Run these checks locally before relying on the scheduled run:

  1. Copy .env.example to .env and populate SOURCE_API_URL and API_TOKEN.
  2. Run npm ci && node scripts/rebuild-geojson.js (or pip install -r requirements.txt && python scripts/rebuild_geojson.py).
  3. Validate the output: npx @mapbox/geojsonhint data/output.geojson — a clean exit means no structural violations.
  4. Inspect the file: confirm type is "FeatureCollection", that features is a non-empty array, and that coordinates are [longitude, latitude] (not reversed).
  5. Stage and diff: git add data/output.geojson && git diff --staged — verify only the expected properties changed.
  6. Push to a feature branch and check the Actions tab to confirm the workflow triggers on workflow_dispatch before relying on the nightly cron.

Common Errors & Fixes

The workflow runs but no commit appears in the repository

The git diff --staged --quiet guard exited with code 0, meaning the fetched data is identical to the last committed version. This is correct behaviour. If you expected a change, add a debug step — git diff HEAD data/output.geojson — to confirm the file content before the diff check runs.

geojsonhint reports “right-hand rule violation”

RFC 7946 requires polygon exterior rings to follow the right-hand rule (counter-clockwise winding). Add turf.rewind(collection, { reverse: true }) before turf.truncate in the Node.js script, or call gdf.geometry = gdf.geometry.apply(lambda g: g) after importing shapely.ops.orient and orienting each polygon to orient(g, 1.0) in the Python variant.

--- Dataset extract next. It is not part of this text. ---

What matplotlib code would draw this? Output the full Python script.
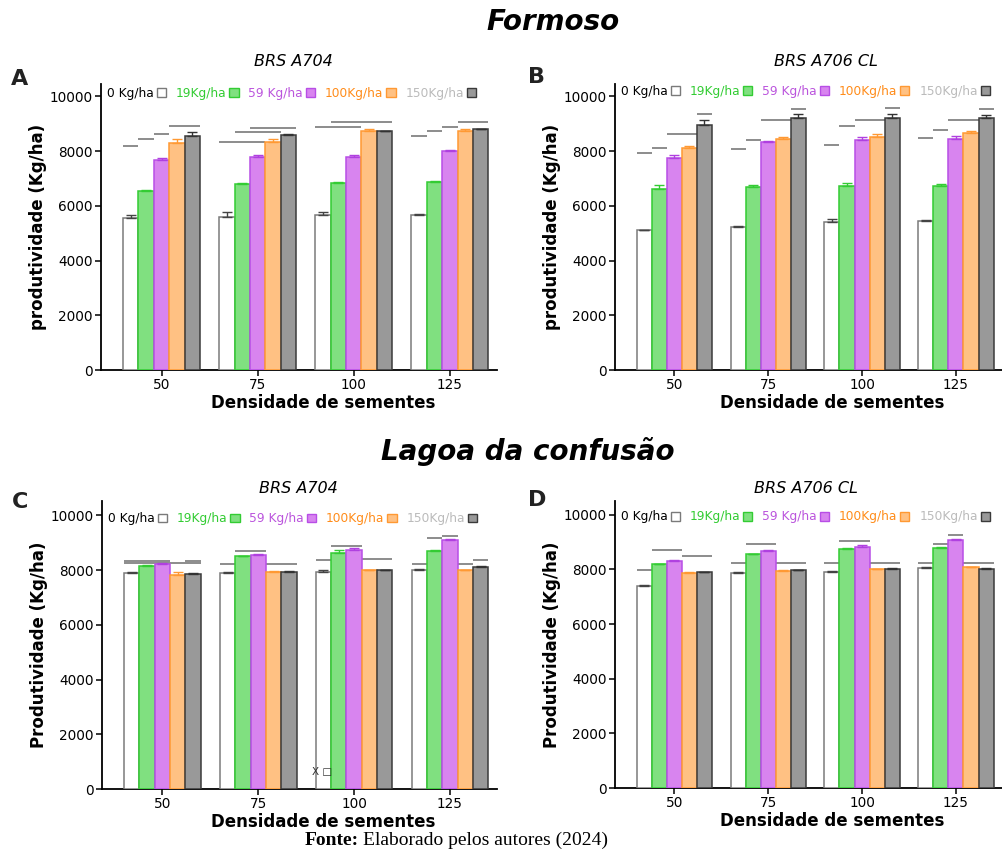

The runner times out fetching from the source API

The default step timeout is 6 hours but network calls can hang indefinitely. Add a timeout-minutes: 10 key to the rebuild job. In the fetch call, pass an AbortSignal with AbortSignal.timeout(25_000) (Node.js 18+) or set timeout=30 in requests.get (Python) so the process exits cleanly rather than hanging.

Duplicate features appear after several nightly runs

The script is appending rather than overwriting. fs.appendFile and Python’s open(path, 'a') both add to existing content. Use fs.writeFile (Node.js) or open(path, 'w') (Python) — both truncate the file before writing.